The early research comes from the inMMyCAR study, a first-in-human phase 1 trial taking place across centres in Australia.
Myeloma is a type of blood cancer that is currently incurable, with patients going through periods of remission before their cancer inevitably comes back. Myeloma affects plasma cells in the bone marrow and symptoms can include bone pain as well as fatigue and nausea. Currently, blood cancer is the UK’s third biggest cancer killer, taking 15,000 lives every year.
In the study, the researchers tested an investigational treatment called KLN-1010. Unlike current CAR T-cell therapies, which require weeks of bespoke laboratory work and strong chemotherapy to prepare the body, this new approach uses an intravenous infusion that contains a virus which finds T cells in the bloodstream and inserts the CAR gene to them, creating CAR T-cells inside the body
This means people may not need weeks of intensive treatment to prepare themselves for CAR T-cell therapy, which can include blood cell collection via a machine, and strong chemotherapy. Making CAR T “off-the-shelf” is something researchers around the world have been working towards.
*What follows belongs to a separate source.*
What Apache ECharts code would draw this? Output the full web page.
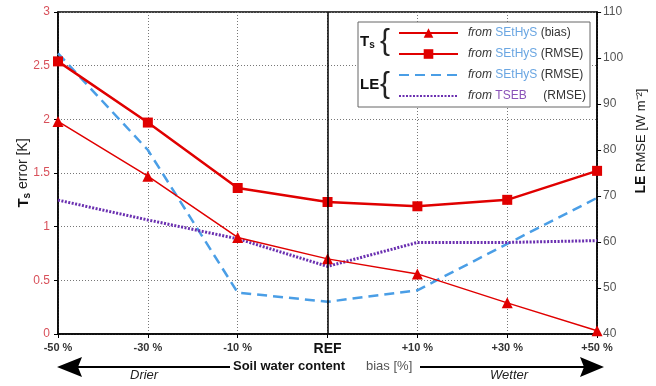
<!DOCTYPE html>
<html>
<head>
<meta charset="utf-8">
<script src="https://cdn.jsdelivr.net/npm/echarts@6/dist/echarts.min.js"></script>
<style>
  html, body { margin: 0; padding: 0; background: #fff; }
  #chart { width: 656px; height: 386px; }
</style>
</head>
<body>
<div id="chart"></div>
<script>
  // soil water content bias steps
  var categories = ['-50 %', '-30 %', '-10 %', 'REF', '+10 %', '+30 %', '+50 %']
  // Ts error [K], left axis
  var tsBias = [1.98, 1.47, 0.9, 0.7, 0.56, 0.29, 0.03]
  var tsRmse = [2.54, 1.97, 1.36, 1.23, 1.19, 1.25, 1.52]
  // LE RMSE [W m-2], right axis
  var leSethys = [101, 80, 49, 47, 49.5, 59.6, 69.6]
  var leTseb = [69.1, 64.8, 60.7, 54.7, 59.9, 59.9, 60.3]

  var legendText = {
    tsBias: '{i|from} {b|SEtHyS} (bias)',
    tsRmse: '{i|from} {b|SEtHyS} (RMSE)',
    leSethys: '{i|from} {b|SEtHyS} (RMSE)',
    leTseb: '{i|from} {p|TSEB}     (RMSE)'
  }

  var font = 'Liberation Sans, Arial, sans-serif'
  var chart = echarts.init(document.getElementById('chart'))

  var option = {
    animation: false,
    textStyle: { fontFamily: font },
    grid: {
      left: 58, right: 56, top: 12, bottom: 52,
      show: true, borderColor: '#000', borderWidth: 1.5
    },
    legend: {
      orient: 'vertical',
      left: 398, top: 27, padding: 0,
      itemWidth: 59, itemHeight: 12, itemGap: 9,
      // no marker on the LE lines, only the line itself
      data: ['tsBias', 'tsRmse',
        { name: 'leSethys', itemStyle: { opacity: 0 } },
        { name: 'leTseb', itemStyle: { opacity: 0 } }],
      formatter: function (name) { return legendText[name] },
      textStyle: {
        fontSize: 12, color: '#333', padding: [0, 0, 0, 5],
        rich: {
          i: { fontStyle: 'italic', fontSize: 12, color: '#333' },
          b: { color: '#6aa6e2', fontSize: 12 },
          p: { color: '#8a52b8', fontSize: 12 }
        }
      }
    },
    xAxis: {
      type: 'category',
      data: categories,
      boundaryGap: false,
      axisLine: { lineStyle: { color: '#000', width: 1.5 } },
      axisTick: { alignWithLabel: true, length: 4, lineStyle: { color: '#000' } },
      axisLabel: {
        margin: 8,
        formatter: function (v) { return v === 'REF' ? '{r|REF}' : v },
        fontWeight: 'bold', fontSize: 11, color: '#333',
        rich: { r: { fontWeight: 'bold', fontSize: 14, color: '#111' } }
      },
      splitLine: { show: true, lineStyle: { color: '#777', type: [1, 2], width: 1 } }
    },
    yAxis: [{
      type: 'value',
      min: 0, max: 3, interval: 0.5,
      name: '{t|T}{s|s}{n| error [K]}',
      nameLocation: 'middle', nameRotate: 90, nameGap: 26,
      nameMoveOverlap: false,
      nameTextStyle: {
        rich: {
          t: { fontWeight: 'bold', fontSize: 15, color: '#111' },
          s: { fontWeight: 'bold', fontSize: 10, color: '#111', padding: [7, 0, 0, 0] },
          n: { fontSize: 14, color: '#222' }
        }
      },
      axisLine: { show: true, lineStyle: { color: '#000', width: 1.5 } },
      axisTick: { show: true, length: 4, lineStyle: { color: '#000' } },
      axisLabel: { color: '#d8505a', fontSize: 12, margin: 8 },
      splitLine: { show: true, lineStyle: { color: '#777', type: [1, 2], width: 1 } }
    }, {
      type: 'value',
      min: 40, max: 110, interval: 10,
      position: 'right',
      name: '{b|LE} RMSE [W m⁻²]',
      nameLocation: 'middle', nameRotate: 90, nameGap: 30,
      nameTextStyle: {
        fontSize: 13, color: '#222', padding: [0, 0, 0, 64],
        rich: { b: { fontWeight: 'bold', fontSize: 14, color: '#111' } }
      },
      axisLine: { show: true, lineStyle: { color: '#000', width: 1.5 } },
      axisTick: { show: true, length: 4, lineStyle: { color: '#000' } },
      axisLabel: { color: '#555', fontSize: 12, margin: 6 },
      splitLine: { show: false }
    }],
    series: [{
      name: 'tsBias',
      type: 'line',
      data: tsBias,
      symbol: 'triangle', symbolSize: 11,
      color: '#e00000',
      lineStyle: { width: 1.5, color: '#e00000' },
      itemStyle: { color: '#e00000' },
      z: 4,
      markLine: {
        silent: true, symbol: 'none',
        label: { show: false },
        lineStyle: { color: '#000', type: 'solid', width: 1.5 },
        data: [{ xAxis: 'REF' }]
      }
    }, {
      name: 'tsRmse',
      type: 'line',
      data: tsRmse,
      symbol: 'rect', symbolSize: 10,
      color: '#e00000',
      lineStyle: { width: 2.5, color: '#e00000' },
      itemStyle: { color: '#e00000' },
      z: 4
    }, {
      name: 'leSethys',
      type: 'line',
      yAxisIndex: 1,
      data: leSethys,
      showSymbol: false, symbol: 'none',
      color: '#4a9ee6',
      lineStyle: { width: 2.5, color: '#4a9ee6', type: [10, 6] },
      z: 3
    }, {
      name: 'leTseb',
      type: 'line',
      yAxisIndex: 1,
      data: leTseb,
      showSymbol: false, symbol: 'none',
      color: '#6a2fb0',
      lineStyle: { width: 3, color: '#6a2fb0', type: [2, 1.5] },
      z: 3
    }],
    graphic: [
      // legend frame
      { type: 'rect', z: 3, shape: { x: 358, y: 22, width: 232, height: 85 },
        style: { fill: '#fff', stroke: '#666', lineWidth: 1 } },
      { type: 'text', z: 5, left: 360, top: 34,
        style: { rich: { t: { fontWeight: 'bold', fontSize: 15, fontFamily: font, fill: '#111' },
          s: { fontWeight: 'bold', fontSize: 10, fontFamily: font, fill: '#111', padding: [8, 0, 0, 0] } },
          text: '{t|T}{s|s}' } },
      { type: 'text', z: 5, left: 380, top: 27,
        style: { text: '{', fontSize: 30, fontFamily: font, fill: '#222' } },
      { type: 'text', z: 5, left: 360, top: 77,
        style: { text: 'LE', fontWeight: 'bold', fontSize: 15, fontFamily: font, fill: '#111' } },
      { type: 'text', z: 5, left: 380, top: 70,
        style: { text: '{', fontSize: 30, fontFamily: font, fill: '#222' } },
      // bottom arrow
      { type: 'line', shape: { x1: 78, y1: 367, x2: 230, y2: 367 }, style: { stroke: '#000', lineWidth: 2 } },
      { type: 'line', shape: { x1: 420, y1: 367, x2: 584, y2: 367 }, style: { stroke: '#000', lineWidth: 2 } },
      { type: 'polygon', shape: { points: [[57, 367], [82, 357], [78, 367], [82, 377]] }, style: { fill: '#000' } },
      { type: 'polygon', shape: { points: [[604, 367], [580, 357], [584, 367], [580, 377]] }, style: { fill: '#000' } },
      { type: 'text', left: 233, top: 360,
        style: { text: 'Soil water content', fontWeight: 'bold', fontSize: 13, fontFamily: font, fill: '#111' } },
      { type: 'text', left: 366, top: 360,
        style: { text: 'bias [%]', fontSize: 13, fontFamily: font, fill: '#555' } },
      { type: 'text', left: 130, top: 369,
        style: { text: 'Drier', fontStyle: 'italic', fontSize: 13, fontFamily: font, fill: '#222' } },
      { type: 'text', left: 490, top: 369,
        style: { text: 'Wetter', fontStyle: 'italic', fontSize: 13, fontFamily: font, fill: '#222' } }
    ]
  }

  chart.setOption(option)
  window.addEventListener('resize', function () { chart.resize() })
</script>
</body>
</html>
For people who may face this kind of treatment in the future, that could make an immense difference.”
- Jacquie Hellowell who has previously received CAR T-cell therapy
So far, three people have been treated in this early phase 1 study, and all three achieved MRD-negative responses at one month, meaning no cancer was detectable. Researchers measured several blood markers and study participants continued to respond to the treatment over time. All three remain in remission, with no disease progression reported.
The people taking part, aged 61–72, had all received at least three previous lines of treatment and had high-risk disease.
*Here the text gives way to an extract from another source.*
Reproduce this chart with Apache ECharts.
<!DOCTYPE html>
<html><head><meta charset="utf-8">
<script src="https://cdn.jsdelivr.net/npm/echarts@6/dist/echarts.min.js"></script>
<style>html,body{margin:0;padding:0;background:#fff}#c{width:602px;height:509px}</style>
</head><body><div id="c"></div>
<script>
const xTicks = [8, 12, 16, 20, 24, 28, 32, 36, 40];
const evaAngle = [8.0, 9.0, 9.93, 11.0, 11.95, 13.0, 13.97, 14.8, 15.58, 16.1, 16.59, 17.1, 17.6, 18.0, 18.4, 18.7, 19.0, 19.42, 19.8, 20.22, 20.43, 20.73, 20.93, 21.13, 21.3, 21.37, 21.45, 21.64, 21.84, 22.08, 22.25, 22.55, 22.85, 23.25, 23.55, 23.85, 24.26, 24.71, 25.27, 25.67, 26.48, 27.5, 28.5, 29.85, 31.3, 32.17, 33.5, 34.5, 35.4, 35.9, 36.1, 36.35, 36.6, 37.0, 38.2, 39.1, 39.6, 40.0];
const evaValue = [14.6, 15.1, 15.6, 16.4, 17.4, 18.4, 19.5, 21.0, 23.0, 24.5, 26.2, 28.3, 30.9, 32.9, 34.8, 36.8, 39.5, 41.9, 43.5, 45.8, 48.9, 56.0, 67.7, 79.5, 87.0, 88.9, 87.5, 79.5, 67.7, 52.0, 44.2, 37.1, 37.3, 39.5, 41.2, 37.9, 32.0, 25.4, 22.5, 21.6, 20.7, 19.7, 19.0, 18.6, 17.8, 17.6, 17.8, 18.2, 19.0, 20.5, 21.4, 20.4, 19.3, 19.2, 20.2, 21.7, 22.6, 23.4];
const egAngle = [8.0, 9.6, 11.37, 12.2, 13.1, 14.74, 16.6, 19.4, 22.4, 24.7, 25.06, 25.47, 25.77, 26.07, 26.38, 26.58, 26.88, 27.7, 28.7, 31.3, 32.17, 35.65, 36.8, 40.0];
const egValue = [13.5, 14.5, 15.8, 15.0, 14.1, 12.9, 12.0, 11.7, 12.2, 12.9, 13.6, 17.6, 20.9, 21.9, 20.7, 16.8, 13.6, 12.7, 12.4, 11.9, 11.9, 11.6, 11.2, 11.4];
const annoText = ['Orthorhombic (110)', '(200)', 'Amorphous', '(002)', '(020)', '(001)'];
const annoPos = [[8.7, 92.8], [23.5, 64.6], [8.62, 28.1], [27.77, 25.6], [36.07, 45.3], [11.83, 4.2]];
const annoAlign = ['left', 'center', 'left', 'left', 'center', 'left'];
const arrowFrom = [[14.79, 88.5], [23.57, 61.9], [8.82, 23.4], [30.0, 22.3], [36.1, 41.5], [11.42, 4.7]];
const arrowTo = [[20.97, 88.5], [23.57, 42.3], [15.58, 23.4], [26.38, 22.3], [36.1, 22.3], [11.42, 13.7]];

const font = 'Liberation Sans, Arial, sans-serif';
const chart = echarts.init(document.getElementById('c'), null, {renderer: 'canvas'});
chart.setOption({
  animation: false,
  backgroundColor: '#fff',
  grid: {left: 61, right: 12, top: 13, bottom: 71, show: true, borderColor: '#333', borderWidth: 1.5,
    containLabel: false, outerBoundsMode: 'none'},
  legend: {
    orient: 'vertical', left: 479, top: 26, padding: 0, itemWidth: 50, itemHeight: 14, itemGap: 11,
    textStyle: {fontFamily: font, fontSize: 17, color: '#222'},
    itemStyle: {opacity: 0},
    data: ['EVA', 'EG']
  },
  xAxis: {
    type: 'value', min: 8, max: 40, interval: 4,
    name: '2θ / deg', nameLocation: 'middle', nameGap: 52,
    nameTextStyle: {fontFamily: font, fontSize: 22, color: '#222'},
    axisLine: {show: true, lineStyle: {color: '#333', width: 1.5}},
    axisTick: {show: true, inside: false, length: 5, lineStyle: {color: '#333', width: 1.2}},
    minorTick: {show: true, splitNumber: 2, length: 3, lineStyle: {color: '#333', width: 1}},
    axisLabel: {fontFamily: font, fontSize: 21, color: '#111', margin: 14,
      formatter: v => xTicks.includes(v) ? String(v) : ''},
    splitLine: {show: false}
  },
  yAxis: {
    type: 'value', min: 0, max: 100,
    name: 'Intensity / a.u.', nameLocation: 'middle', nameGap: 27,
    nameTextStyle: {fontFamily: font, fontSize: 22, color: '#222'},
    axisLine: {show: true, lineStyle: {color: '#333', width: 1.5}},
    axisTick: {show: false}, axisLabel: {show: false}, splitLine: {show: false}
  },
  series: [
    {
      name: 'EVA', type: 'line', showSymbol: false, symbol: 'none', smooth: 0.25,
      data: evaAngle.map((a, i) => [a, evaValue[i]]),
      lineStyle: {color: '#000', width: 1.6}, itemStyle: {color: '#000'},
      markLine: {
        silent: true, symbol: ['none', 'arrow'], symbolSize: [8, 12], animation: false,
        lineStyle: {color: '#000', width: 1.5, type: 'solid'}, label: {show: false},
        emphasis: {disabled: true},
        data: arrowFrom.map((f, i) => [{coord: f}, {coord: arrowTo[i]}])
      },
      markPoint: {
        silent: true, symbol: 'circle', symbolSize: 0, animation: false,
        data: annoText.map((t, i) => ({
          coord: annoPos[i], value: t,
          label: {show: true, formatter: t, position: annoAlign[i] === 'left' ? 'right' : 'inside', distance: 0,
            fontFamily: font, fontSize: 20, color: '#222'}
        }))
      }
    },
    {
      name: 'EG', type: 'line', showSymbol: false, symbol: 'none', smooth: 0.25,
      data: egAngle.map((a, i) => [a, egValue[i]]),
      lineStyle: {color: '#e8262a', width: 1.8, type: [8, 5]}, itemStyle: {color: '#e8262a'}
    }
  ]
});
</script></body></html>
Although early, the results suggest this treatment can quickly create CAR T-cells in the blood without chemotherapy. CAR T-cell levels peaked around day 15, and memory CAR T-cells stayed in both the blood and bone marrow for up to three months.
A patient perspective
Jacquie Hellowell, was 59 when she had CAR T-cell therapy for blood cancer. She spoke about the importance of this new therapy.
“As someone who received a current CAR T-cell therapy for another aggressive type of blood cancer, I remember so clearly the parts of the process that had the biggest impact on me as a patient. My T-cells had to be collected and then sent abroad to be engineered, and there was a long four-week wait for them to come back to the hospital. I also knew the pre-treatment chemotherapy would wipe out the antibodies I’d built up over a lifetime.
“The idea of an ‘off-the-shelf’ CAR T-cell therapy being created inside the body, feels incredible to me. If you could avoid cell collection, the overseas manufacturing, and the strong chemotherapy, the whole preparation for treatment would be completely different. And if this approach can still produce the trained T-cells needed to kill cancerous cells, the recovery afterwards could be very different too. For people who may face this kind of treatment in the future, that could make an immense difference.”
Jacquie Hellowell
Richard Francis, Deputy Director of Research of Blood Cancer UK, said:
“The pace of innovation in blood cancer right now is astonishing, and as blood cancer is the UK’s third biggest cancer killer, it’s imperative we don’t let up. CAR T-cell therapy has changed the lives of many people with blood cancer, but it’s still out of reach for too many because it can take a long time to manufacture, involves complex lab work and toxic chemotherapy. This new approach could remove many of those barriers and seeing a CAR T-cell therapy, which generates CAR T-cells inside the body, showing such encouraging early results in people is incredible. While these results involve only three people, they show what could be possible: a faster, more accessible CAR T therapy that could reach patients far sooner - we’ll be watching this research very closely as it develops.”